A campanha para as eleições municipais deste ano registrou um aumento alarmante na violência política, atingindo o maior número de casos em uma década, conforme aponta uma pesquisa realizada pelas organizações Justiça Global e Terra de Direitos, divulgada nesta segunda-feira (16). Entre novembro de 2022 e outubro de 2024, foram contabilizados 714 casos de violência direcionada a candidatos, o maior índice desde o início da série histórica em 2016.
As entidades responsáveis pela pesquisa destacam que a impunidade é um fator crítico para o crescimento desses casos. Gisele Barbieri, coordenadora de Incidência Política da Terra de Direitos, observa que os períodos de pleitos municipais tornaram-se mais violentos. “As respostas do estado a essa violência têm sido aquém do esperado, o que resulta na naturalização desse fenômeno e em um aumento da frequência dos episódios”, analisa.
Os dados mostram um aumento significativo nos registros de violência nas eleições municipais ao longo dos anos. Em 2016, foram apenas 46 casos reportados. Esse número subiu para 214 em 2020 e, em 2024, saltou para 558. Isso representa um crescimento de aproximadamente 2,6 vezes em relação a 2020 e um aumento de 12 vezes em comparação a 2016.
Daniele Duarte, diretora adjunta da Justiça Global, ressalta que a violência nas eleições municipais está intimamente ligada às disputas territoriais. “A pesquisa demonstra que as eleições municipais são mais violentas, com um aumento nas ameaças contra mulheres candidatas e suas assessorias”, afirma.
Em relação ao perfil das vítimas, as mulheres foram alvo de 274 casos, correspondendo a 38,4% do total. As ameaças virtuais representam cerca de 40% das ocorrências contra mulheres, sendo que 73,5% das ofensas ocorreram em ambientes parlamentares ou de campanha. A maioria dos agressores identificados, cerca de 80%, são homens cisgêneros, muitos deles parlamentares.
“Dos 714 casos analisados, 274 são contra mulheres. Entre elas, 126 são negras ou pardas”, explica Gisele Barbieri. Ela também menciona a Lei 14.192, aprovada em 2021, que criminaliza a violência política de gênero, mas ressalta que a aplicação da lei ainda é insuficiente. “O sistema de justiça demora a dar respostas a esses casos”, complementa.
Outro ponto destacado por Barbieri é a falta de regulação da internet, que facilita a propagação da violência. “Mais de 70% das ameaças ocorreram em plataformas digitais em 2023 e 2024”, afirma. Segundo Daniele Duarte, a ausência de uma legislação eficiente permite que ameaçadores se ocultem, dificultando investigações.
As estatísticas são preocupantes: nas eleições presidenciais de 2018, uma pessoa era vítima de violência política a cada oito dias.
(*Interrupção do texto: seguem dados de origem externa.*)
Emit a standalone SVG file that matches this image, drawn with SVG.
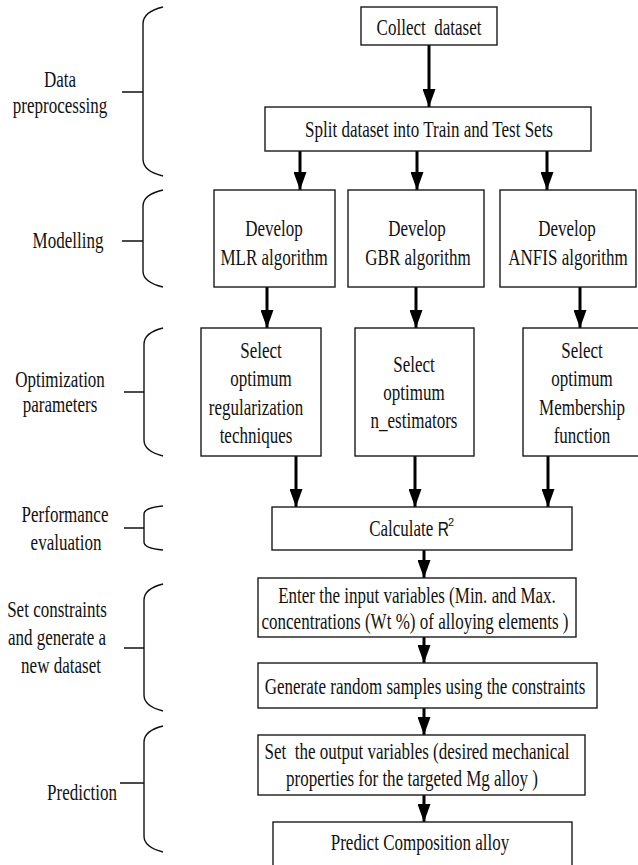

Em 2022, esse número subiu para três pessoas a cada dois dias e, em 2024, quase duas pessoas são vítimas diariamente. Neste ano, foram 558 casos registrados, incluindo 27 assassinatos, 129 atentados, 224 ameaças, 71 agressões físicas, 81 ofensas, 16 criminalizações e 10 invasões.
As pesquisadoras ressaltam a urgência de que o poder público implemente ações efetivas contra a violência política. Isso inclui programas de combate à violência nos órgãos legislativos, aperfeiçoamento das leis e segurança ampliada para equipes e mandatos coletivos. As entidades propõem que o Tribunal Superior Eleitoral (TSE) lance campanhas contra discursos de ódio e violência de gênero, e que o sistema eleitoral e de justiça ofereça suporte às vítimas, além de canais adequados para denúncias e celeridade nos julgamentos.
O estudo destaca a necessidade de uma articulação urgente entre a sociedade civil, instituições democráticas e partidos políticos para conter o avanço da violência e fortalecer a democracia no Brasil. “É uma responsabilidade coletiva”, conclui a pesquisadora da Justiça Global.